**Task prompt**. Return the whole listing, line for line, without the pictures in it.

▼

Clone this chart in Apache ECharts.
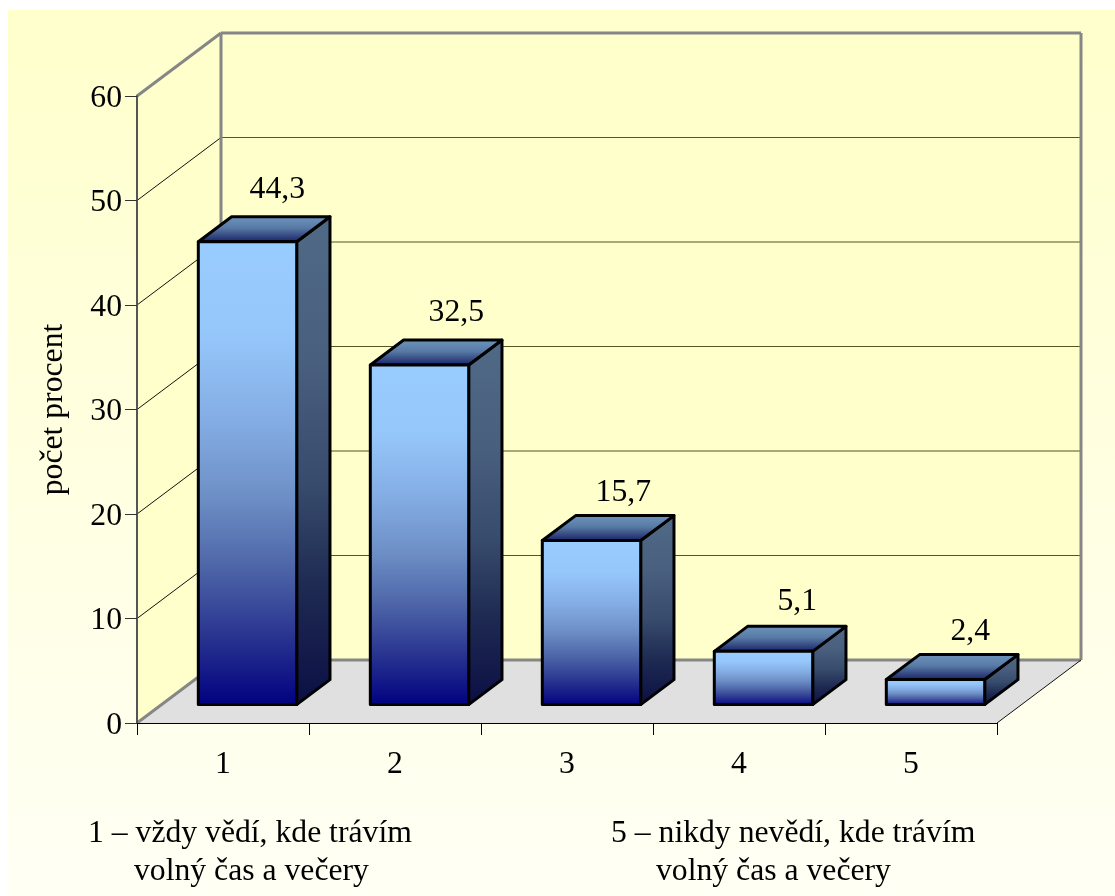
<!DOCTYPE html>
<html>
<head>
<meta charset="utf-8">
<style>html,body{margin:0;padding:0;background:#fff}#chart{width:1115px;height:896px}</style>
<script src="https://cdn.jsdelivr.net/npm/echarts@6/dist/echarts.min.js"></script>
</head>
<body>
<div id="chart"></div>
<script>
// Answer categories and the share of respondents (percent) for each
const categories = ['1', '2', '3', '4', '5'];
const percents = [44.3, 32.5, 15.7, 5.1, 2.4];
const valueTicks = [0, 10, 20, 30, 40, 50, 60];
const noteLeft = ['1 – vždy vědí, kde trávím', 'volný čas a večery'];
const noteRight = ['5 – nikdy nevědí, kde trávím', 'volný čas a večery'];
const axisTitle = 'počet procent';

// Oblique projection of the chart box
const DEPTH_X = 84, DEPTH_Y = -63;
const BAR_FRONT = 0.2917, BAR_BACK = 0.688, BAR_WIDTH = 0.572;
// Hand-placed value labels, relative to the bar's left edge and rear top edge
const labelShift = [[79, -27], [86, -27], [81, -23], [83, -25], [84, -23]];

const FONT = '"Liberation Serif", "Times New Roman", serif';
const FONT_SIZE = 31.7;
const GREY = '#868686';

// Shading of the three visible bar faces, top of face to bottom
const FRONT_SHADE = [[0, '#99CCFF'], [0.2, '#96C7FB'], [0.4, '#82ABE2'], [0.55, '#6D8FC6'], [0.7, '#4E66A8'], [0.85, '#293490'], [1, '#000080']];
const SIDE_SHADE = [[0, '#4F6A86'], [0.3, '#495F7E'], [0.55, '#374B6C'], [0.75, '#1F2B53'], [1, '#0B0F44']];
const TOP_SHADE = [[0, '#6F96BE'], [0.45, '#587BA6'], [0.75, '#34477F'], [1, '#0F1A6A']];

function projector(api) {
  const band = api.size([1, 0])[0];
  const left = api.coord([0, 0])[0] - band / 2;
  // u: position in category bands, v: value, d: depth 0..1
  return (u, v, d) => {
    const y = api.coord([0, v])[1];
    return [left + u * band + d * DEPTH_X, y + d * DEPTH_Y];
  };
}

function poly(points, style) {
  return { type: 'polygon', shape: { points }, style };
}
function line(a, b, stroke, lineWidth) {
  return { type: 'polyline', shape: { points: [a, b] }, style: { stroke, lineWidth, fill: 'none' } };
}
function vGrad(stops) {
  return {
    type: 'linear', x: 0, y: 0, x2: 0, y2: 1,
    colorStops: stops.map(s => ({ offset: s[0], color: s[1] }))
  };
}

function renderBox(params, api) {
  const p = projector(api);
  const n = categories.length;
  const top = valueTicks[valueTicks.length - 1];
  const kids = [];
  // Side wall, back wall, floor
  kids.push(poly([p(0, 0, 0), p(0, 0, 1), p(0, top, 1), p(0, top, 0)], { fill: '#FFFFCC' }));
  kids.push(poly([p(0, 0, 1), p(n, 0, 1), p(n, top, 1), p(0, top, 1)], { fill: '#FFFFCC' }));
  kids.push(poly([p(0, 0, 0), p(n, 0, 0), p(n, 0, 1), p(0, 0, 1)], { fill: '#E0E0E0' }));
  // Gridlines run around the walls
  valueTicks.slice(1, -1).forEach(v => {
    kids.push(line(p(0, v, 0), p(0, v, 1), '#111', 1));
    kids.push(line(p(0, v, 1), p(n, v, 1), '#555522', 1));
  });
  // Heavier frame of the box
  kids.push(line(p(0, 0, 0), p(0, 0, 1), GREY, 3));
  kids.push(line(p(0, 0, 1), p(n, 0, 1), GREY, 3));
  kids.push(line(p(0, top, 0), p(0, top, 1), GREY, 3));
  kids.push(line(p(0, top, 1), p(n, top, 1), GREY, 3));
  kids.push(line(p(0, 0, 1), p(0, top, 1), GREY, 3));
  kids.push(line(p(n, 0, 1), p(n, top, 1), GREY, 3));
  kids.push(line(p(n, 0, 0), p(n, 0, 1), '#111', 1));
  return { type: 'group', children: kids };
}

function renderBar(params, api) {
  const p = projector(api);
  const i = api.value(0), v = api.value(1);
  const l = i + (1 - BAR_WIDTH) / 2, r = l + BAR_WIDTH;
  const edge = { stroke: '#000', lineWidth: 3, lineJoin: 'round' };
  const rear = p(l, v, BAR_BACK);
  const shift = labelShift[i];
  return {
    type: 'group',
    children: [
      poly([p(r, 0, BAR_FRONT), p(r, 0, BAR_BACK), p(r, v, BAR_BACK), p(r, v, BAR_FRONT)],
        Object.assign({ fill: vGrad(SIDE_SHADE) }, edge)),
      poly([p(l, v, BAR_FRONT), p(r, v, BAR_FRONT), p(r, v, BAR_BACK), p(l, v, BAR_BACK)],
        Object.assign({ fill: vGrad(TOP_SHADE) }, edge)),
      poly([p(l, 0, BAR_FRONT), p(r, 0, BAR_FRONT), p(r, v, BAR_FRONT), p(l, v, BAR_FRONT)],
        Object.assign({ fill: vGrad(FRONT_SHADE) }, edge)),
      {
        type: 'text',
        x: p(l, v, BAR_FRONT)[0] + shift[0],
        y: rear[1] + shift[1],
        style: {
          text: String(v).replace('.', ','),
          font: FONT_SIZE + 'px ' + FONT,
          fill: '#000',
          align: 'center',
          verticalAlign: 'middle'
        }
      }
    ]
  };
}

function noteLines(lines, x1, x2) {
  return lines.map((text, k) => ({
    type: 'text',
    left: k === 0 ? x1 : x2,
    top: k === 0 ? 818 : 856,
    style: { text, font: FONT_SIZE + 'px ' + FONT, fill: '#000' }
  }));
}

const chart = echarts.init(document.getElementById('chart'), null, { renderer: 'canvas' });
chart.setOption({
  animation: false,
  backgroundColor: '#fff',
  grid: { left: 137, top: 96, width: 860, height: 627 },
  xAxis: {
    type: 'category',
    data: categories,
    z: 5,
    axisLine: { lineStyle: { color: '#000', width: 1 } },
    axisTick: { show: true, alignWithLabel: false, length: 12, lineStyle: { color: '#000' } },
    axisLabel: { color: '#000', fontFamily: FONT, fontSize: FONT_SIZE, margin: 26 }
  },
  yAxis: {
    type: 'value',
    min: 0,
    max: 60,
    interval: 10,
    z: 5,
    name: axisTitle,
    nameLocation: 'middle',
    nameRotate: 90,
    nameGap: 67,
    nameTextStyle: { color: '#000', fontFamily: FONT, fontSize: FONT_SIZE },
    axisLine: { show: true, lineStyle: { color: '#555', width: 2 } },
    axisTick: { show: true, length: 12, lineStyle: { color: '#333' } },
    // A short line box hung from the tick sets the digits just below its level
    axisLabel: { color: '#000', fontFamily: FONT, fontSize: FONT_SIZE, margin: 15, verticalAlign: 'top', lineHeight: 5 },
    splitLine: { show: false }
  },
  graphic: [
    {
      type: 'rect',
      z: -10,
      silent: true,
      shape: { x: 8, y: 10, width: 1107, height: 886 },
      style: { fill: vGrad([[0, '#FFFFCC'], [1, '#FFFFF5']]) }
    },
    ...noteLines(noteLeft, 88, 134),
    ...noteLines(noteRight, 611, 656)
  ],
  series: [
    { type: 'custom', clip: false, z: 2, renderItem: renderBox, data: [[0, 0]], silent: true },
    {
      type: 'custom', clip: false, z: 3, renderItem: renderBar,
      encode: { x: 0, y: 1 },
      data: percents.map((v, i) => [i, v])
    }
  ]
});
</script>
</body>
</html>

▲

**Written solution**.
Clone this chart in Apache ECharts.
<!DOCTYPE html>
<html>
<head>
<meta charset="utf-8">
<style>html,body{margin:0;padding:0;background:#fff}#chart{width:1115px;height:896px}</style>
<script src="https://cdn.jsdelivr.net/npm/echarts@6/dist/echarts.min.js"></script>
</head>
<body>
<div id="chart"></div>
<script>
// Answer categories and the share of respondents (percent) for each
const categories = ['1', '2', '3', '4', '5'];
const percents = [44.3, 32.5, 15.7, 5.1, 2.4];
const valueTicks = [0, 10, 20, 30, 40, 50, 60];
const noteLeft = ['1 – vždy vědí, kde trávím', 'volný čas a večery'];
const noteRight = ['5 – nikdy nevědí, kde trávím', 'volný čas a večery'];
const axisTitle = 'počet procent';

// Oblique projection of the chart box
const DEPTH_X = 84, DEPTH_Y = -63;
const BAR_FRONT = 0.2917, BAR_BACK = 0.688, BAR_WIDTH = 0.572;
// Hand-placed value labels, relative to the bar's left edge and rear top edge
const labelShift = [[79, -27], [86, -27], [81, -23], [83, -25], [84, -23]];

const FONT = '"Liberation Serif", "Times New Roman", serif';
const FONT_SIZE = 31.7;
const GREY = '#868686';

// Shading of the three visible bar faces, top of face to bottom
const FRONT_SHADE = [[0, '#99CCFF'], [0.2, '#96C7FB'], [0.4, '#82ABE2'], [0.55, '#6D8FC6'], [0.7, '#4E66A8'], [0.85, '#293490'], [1, '#000080']];
const SIDE_SHADE = [[0, '#4F6A86'], [0.3, '#495F7E'], [0.55, '#374B6C'], [0.75, '#1F2B53'], [1, '#0B0F44']];
const TOP_SHADE = [[0, '#6F96BE'], [0.45, '#587BA6'], [0.75, '#34477F'], [1, '#0F1A6A']];

function projector(api) {
  const band = api.size([1, 0])[0];
  const left = api.coord([0, 0])[0] - band / 2;
  // u: position in category bands, v: value, d: depth 0..1
  return (u, v, d) => {
    const y = api.coord([0, v])[1];
    return [left + u * band + d * DEPTH_X, y + d * DEPTH_Y];
  };
}

function poly(points, style) {
  return { type: 'polygon', shape: { points }, style };
}
function line(a, b, stroke, lineWidth) {
  return { type: 'polyline', shape: { points: [a, b] }, style: { stroke, lineWidth, fill: 'none' } };
}
function vGrad(stops) {
  return {
    type: 'linear', x: 0, y: 0, x2: 0, y2: 1,
    colorStops: stops.map(s => ({ offset: s[0], color: s[1] }))
  };
}

function renderBox(params, api) {
  const p = projector(api);
  const n = categories.length;
  const top = valueTicks[valueTicks.length - 1];
  const kids = [];
  // Side wall, back wall, floor
  kids.push(poly([p(0, 0, 0), p(0, 0, 1), p(0, top, 1), p(0, top, 0)], { fill: '#FFFFCC' }));
  kids.push(poly([p(0, 0, 1), p(n, 0, 1), p(n, top, 1), p(0, top, 1)], { fill: '#FFFFCC' }));
  kids.push(poly([p(0, 0, 0), p(n, 0, 0), p(n, 0, 1), p(0, 0, 1)], { fill: '#E0E0E0' }));
  // Gridlines run around the walls
  valueTicks.slice(1, -1).forEach(v => {
    kids.push(line(p(0, v, 0), p(0, v, 1), '#111', 1));
    kids.push(line(p(0, v, 1), p(n, v, 1), '#555522', 1));
  });
  // Heavier frame of the box
  kids.push(line(p(0, 0, 0), p(0, 0, 1), GREY, 3));
  kids.push(line(p(0, 0, 1), p(n, 0, 1), GREY, 3));
  kids.push(line(p(0, top, 0), p(0, top, 1), GREY, 3));
  kids.push(line(p(0, top, 1), p(n, top, 1), GREY, 3));
  kids.push(line(p(0, 0, 1), p(0, top, 1), GREY, 3));
  kids.push(line(p(n, 0, 1), p(n, top, 1), GREY, 3));
  kids.push(line(p(n, 0, 0), p(n, 0, 1), '#111', 1));
  return { type: 'group', children: kids };
}

function renderBar(params, api) {
  const p = projector(api);
  const i = api.value(0), v = api.value(1);
  const l = i + (1 - BAR_WIDTH) / 2, r = l + BAR_WIDTH;
  const edge = { stroke: '#000', lineWidth: 3, lineJoin: 'round' };
  const rear = p(l, v, BAR_BACK);
  const shift = labelShift[i];
  return {
    type: 'group',
    children: [
      poly([p(r, 0, BAR_FRONT), p(r, 0, BAR_BACK), p(r, v, BAR_BACK), p(r, v, BAR_FRONT)],
        Object.assign({ fill: vGrad(SIDE_SHADE) }, edge)),
      poly([p(l, v, BAR_FRONT), p(r, v, BAR_FRONT), p(r, v, BAR_BACK), p(l, v, BAR_BACK)],
        Object.assign({ fill: vGrad(TOP_SHADE) }, edge)),
      poly([p(l, 0, BAR_FRONT), p(r, 0, BAR_FRONT), p(r, v, BAR_FRONT), p(l, v, BAR_FRONT)],
        Object.assign({ fill: vGrad(FRONT_SHADE) }, edge)),
      {
        type: 'text',
        x: p(l, v, BAR_FRONT)[0] + shift[0],
        y: rear[1] + shift[1],
        style: {
          text: String(v).replace('.', ','),
          font: FONT_SIZE + 'px ' + FONT,
          fill: '#000',
          align: 'center',
          verticalAlign: 'middle'
        }
      }
    ]
  };
}

function noteLines(lines, x1, x2) {
  return lines.map((text, k) => ({
    type: 'text',
    left: k === 0 ? x1 : x2,
    top: k === 0 ? 818 : 856,
    style: { text, font: FONT_SIZE + 'px ' + FONT, fill: '#000' }
  }));
}

const chart = echarts.init(document.getElementById('chart'), null, { renderer: 'canvas' });
chart.setOption({
  animation: false,
  backgroundColor: '#fff',
  grid: { left: 137, top: 96, width: 860, height: 627 },
  xAxis: {
    type: 'category',
    data: categories,
    z: 5,
    axisLine: { lineStyle: { color: '#000', width: 1 } },
    axisTick: { show: true, alignWithLabel: false, length: 12, lineStyle: { color: '#000' } },
    axisLabel: { color: '#000', fontFamily: FONT, fontSize: FONT_SIZE, margin: 26 }
  },
  yAxis: {
    type: 'value',
    min: 0,
    max: 60,
    interval: 10,
    z: 5,
    name: axisTitle,
    nameLocation: 'middle',
    nameRotate: 90,
    nameGap: 67,
    nameTextStyle: { color: '#000', fontFamily: FONT, fontSize: FONT_SIZE },
    axisLine: { show: true, lineStyle: { color: '#555', width: 2 } },
    axisTick: { show: true, length: 12, lineStyle: { color: '#333' } },
    // A short line box hung from the tick sets the digits just below its level
    axisLabel: { color: '#000', fontFamily: FONT, fontSize: FONT_SIZE, margin: 15, verticalAlign: 'top', lineHeight: 5 },
    splitLine: { show: false }
  },
  graphic: [
    {
      type: 'rect',
      z: -10,
      silent: true,
      shape: { x: 8, y: 10, width: 1107, height: 886 },
      style: { fill: vGrad([[0, '#FFFFCC'], [1, '#FFFFF5']]) }
    },
    ...noteLines(noteLeft, 88, 134),
    ...noteLines(noteRight, 611, 656)
  ],
  series: [
    { type: 'custom', clip: false, z: 2, renderItem: renderBox, data: [[0, 0]], silent: true },
    {
      type: 'custom', clip: false, z: 3, renderItem: renderBar,
      encode: { x: 0, y: 1 },
      data: percents.map((v, i) => [i, v])
    }
  ]
});
</script>
</body>
</html>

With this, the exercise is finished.